Wording needs to be clarified in multiple instances, for example follows:
Li 17, avoid colloquialisms like ‘beat’ here and elsewhere in the manuscript. Li 18 and elsewhere, check English, eg, ‘it lacked overall detection time’ needs rewording
Li 19, what version of YOLO do you refer to in YOLOvFIS, or is it an FIS adaptation of each version of YOLO that you compare?
Li 60, capital and italics for genus species
Li 247, clarification needed
Li 76-115 reads as a long but incomplete list of YOLO applications for fruit detection.

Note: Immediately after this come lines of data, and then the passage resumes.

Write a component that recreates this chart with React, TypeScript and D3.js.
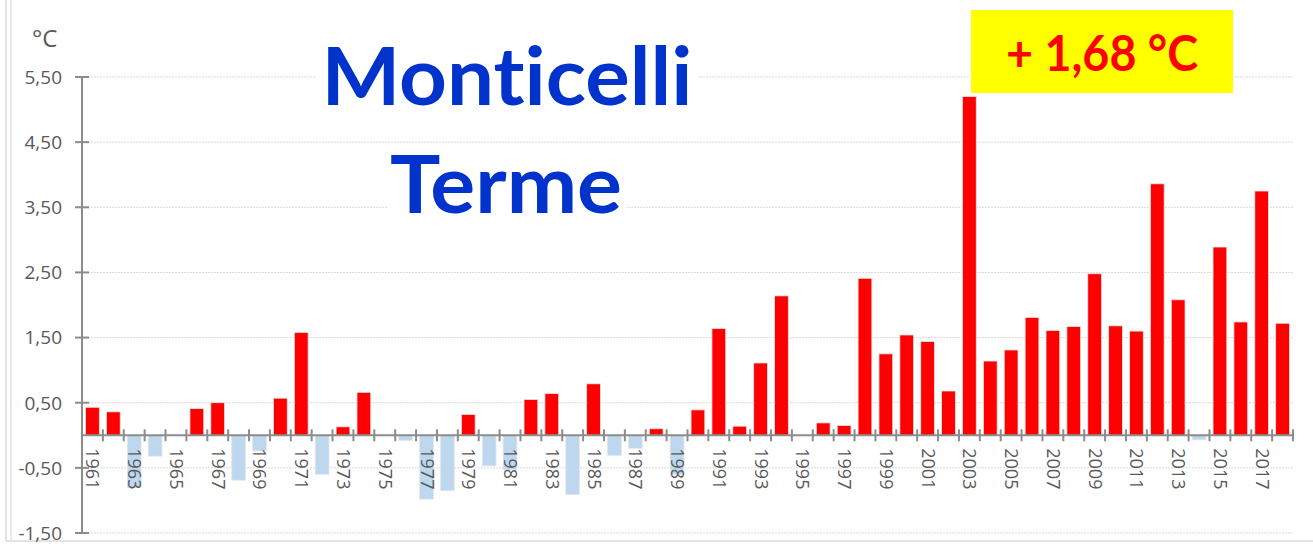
import React from 'react';
import * as d3 from 'd3';

// anni e anomalie di temperatura (°C)
const years = [
  1961, 1962, 1963, 1964, 1965, 1966, 1967, 1968, 1969, 1970,
  1971, 1972, 1973, 1974, 1975, 1976, 1977, 1978, 1979, 1980,
  1981, 1982, 1983, 1984, 1985, 1986, 1987, 1988, 1989, 1990,
  1991, 1992, 1993, 1994, 1995, 1996, 1997, 1998, 1999, 2000,
  2001, 2002, 2003, 2004, 2005, 2006, 2007, 2008, 2009, 2010,
  2011, 2012, 2013, 2014, 2015, 2016, 2017, 2018,
];
const anomalies = [
  0.43, 0.36, -0.80, -0.32, 0, 0.41, 0.50, -0.69, -0.24, 0.57,
  1.58, -0.60, 0.13, 0.66, 0, -0.08, -0.98, -0.85, 0.32, -0.47,
  -0.53, 0.55, 0.64, -0.91, 0.79, -0.31, -0.20, 0.10, -0.60, 0.39,
  1.64, 0.14, 1.11, 2.14, 0, 0.19, 0.15, 2.41, 1.25, 1.54,
  1.44, 0.68, 5.20, 1.14, 1.31, 1.81, 1.61, 1.67, 2.48, 1.68,
  1.60, 3.86, 2.08, -0.07, 2.89, 1.74, 3.75, 1.72,
];
const yTicks = [-1.5, -0.5, 0.5, 1.5, 2.5, 3.5, 4.5, 5.5];
const labelYears = years.filter((y) => (y - 1961) % 2 === 0);
const titleLines = ['Monticelli', 'Terme'];
const trendText = '+ 1,68 °C';

const W = 1313;
const H = 544;
const margin = { top: 77, right: 20, bottom: 11, left: 82 };
const axisColor = '#8c8c8c';
const textColor = '#595959';
const font = '"Open Sans", "Liberation Sans", sans-serif';
const titleFont = 'Lato, "Open Sans", sans-serif';

export default function App() {
  const x = d3.scaleBand<number>()
    .domain(years)
    .range([margin.left, W - margin.right])
    .paddingInner(0.34)
    .paddingOuter(0.17);

  const y = d3.scaleLinear()
    .domain([-1.5, 5.5])
    .range([H - margin.bottom, margin.top]);

  const fmt = (v: number) => d3.format('.2f')(v).replace('.', ',').replace('−', '-');
  const step = x.step();
  const x0 = margin.left;
  const x1 = W - margin.right;
  const zero = y(0);
  const boundaries = d3.range(years.length + 1).map((i) => x0 + i * step);

  return (
    <svg width={W} height={H} style={{ position: 'absolute', left: 0, top: 0, display: 'block', background: '#fff' }}>
      {/* cornice */}
      <line x1={6} x2={6} y1={0} y2={541} stroke="#e3e3e3" strokeWidth={2} />
      <line x1={11} x2={11} y1={0} y2={541} stroke="#e3e3e3" strokeWidth={1.5} />
      <line x1={6} x2={W} y1={541} y2={541} stroke="#e3e3e3" strokeWidth={2} />

      {/* griglia */}
      {yTicks.map((t) => (
        <line key={t} x1={x0} x2={x1} y1={y(t)} y2={y(t)} stroke="#d9d9d9" strokeWidth={1} strokeDasharray="2 1" />
      ))}

      {/* barre */}
      {years.map((yr, i) => {
        const v = anomalies[i];
        if (v === 0) return null;
        return (
          <rect
            key={yr}
            x={x(yr)}
            y={Math.min(y(v), zero)}
            width={x.bandwidth()}
            height={Math.abs(y(v) - zero)}
            fill={v >= 0 ? '#ff0000' : '#bdd7ee'}
            stroke="#e6e6e6"
            strokeWidth={0.8}
          />
        );
      })}

      {/* asse y */}
      <line x1={x0} x2={x0} y1={y(5.5)} y2={y(-1.5)} stroke={axisColor} strokeWidth={2} />
      {yTicks.map((t) => (
        <g key={t}>
          <line x1={x0 - 7} x2={x0 + 7} y1={y(t)} y2={y(t)} stroke={axisColor} strokeWidth={2} />
          <text x={62} y={y(t)} dy="0.36em" textAnchor="end" fontFamily={font} fontSize={19} fill={textColor}>
            {fmt(t)}
          </text>
        </g>
      ))}
      <text x={32} y={47} fontFamily={font} fontSize={24} fill={textColor}>°C</text>

      {/* asse x */}
      <line x1={x0} x2={x1} y1={zero} y2={zero} stroke={axisColor} strokeWidth={2} />
      {boundaries.map((bx, i) => (
        <line key={i} x1={bx} x2={bx} y1={zero - 6} y2={zero + 6} stroke={axisColor} strokeWidth={2} />
      ))}
      {labelYears.map((yr) => {
        const cx = (x(yr) as number) + x.bandwidth() / 2 + 1;
        const ty = zero + 13;
        return (
          <text
            key={yr}
            x={cx}
            y={ty}
            transform={`rotate(90, ${cx}, ${ty})`}
            dominantBaseline="central"
            fontFamily={font}
            fontSize={18}
            fill={textColor}
          >
            {yr}
          </text>
        );
      })}

      {/* titolo */}
      <rect x={316} y={46} width={382} height={62} fill="#fff" />
      <rect x={388} y={154} width={238} height={62} fill="#fff" />
      <text x={507} y={105} textAnchor="middle" fontFamily={titleFont} fontWeight={700} fontSize={80}
        fill="#0033cc" textLength={371} lengthAdjust="spacingAndGlyphs"
        style={{ fontVariantLigatures: 'none' }}>{titleLines[0]}</text>
      <text x={506} y={213} textAnchor="middle" fontFamily={titleFont} fontWeight={700} fontSize={80}
        fill="#0033cc" textLength={232} lengthAdjust="spacingAndGlyphs"
        style={{ fontVariantLigatures: 'none' }}>{titleLines[1]}</text>

      {/* riquadro tendenza */}
      <rect x={971} y={10} width={262} height={83} fill="#ffff00" />
      <text x={1102} y={71} textAnchor="middle" fontFamily={titleFont} fontWeight={700} fontSize={49}
        fill="#ff0000" textLength={192} lengthAdjust="spacingAndGlyphs">{trendText}</text>
    </svg>
  );
}
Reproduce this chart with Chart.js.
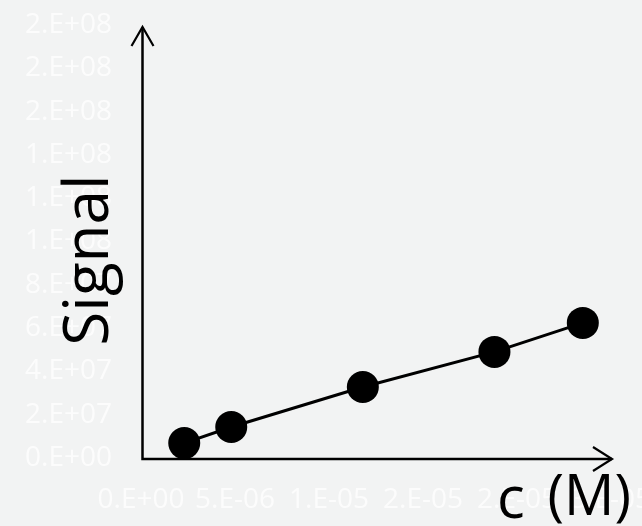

Consider a Table.

Experimental design

Li 180 A suggestion is to keep one of the harvest populations (li 156, different locations) out of the training set to use as an independent test set.

Validity of the findings

My major criticism is that the differences in performance are modest, often <1% MAp, yet YOLO model development can be stochastic, there is a random element to it (li 252) Try training the same model 10 times and check the performance of these models on a test set …how much variation to you get….. if its 1% then the supposed improvement using FIS is really lost in noise.